The European Union, after a three-year spat with President Bush, is keen to be regarded as a world player to be reckoned with. Many EU leaders see newfound respect coming in the form of a “strategic partnership” with China that is designed to balance the power of the United States.

Some want that partnership to include trade in advanced weaponry—witness the recent push to remove the EU’s 15-year-old ban on arms sales to China. Although America objects strongly, a number of Europeans shrug off any opposition.

But China is no ordinary trading partner. If not openly committed to opposing Western values and interests, China’s interests in cowing Taiwan and in asserting regional hegemony across Asia certainly are not those of Europe and the West, not to mention Japan, India, and the rest of Asia.
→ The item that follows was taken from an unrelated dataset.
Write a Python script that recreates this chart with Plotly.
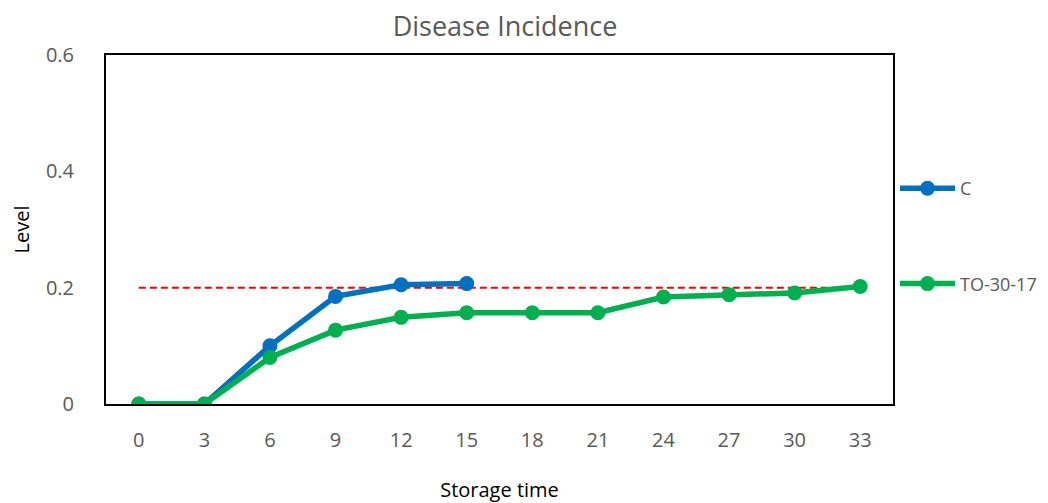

Indeed, China stood with Russia, Belarus, and a few other despotic regimes in prematurely recognizing the thuggish, ballot-stuffing Viktor Yanukovych as President of Ukraine. This should come as no surprise, as the Chinese government does not plan to hold free and fair elections soon. Indeed, perhaps Ukraine’s Orange Revolution, with those thousands of protesters in Kiev’s Independence Square served as a potent reminder to China’s leaders of the Tiananmen Square protests 15 years ago, and – in contrast to Ukraine – their own strategy of brutal repression.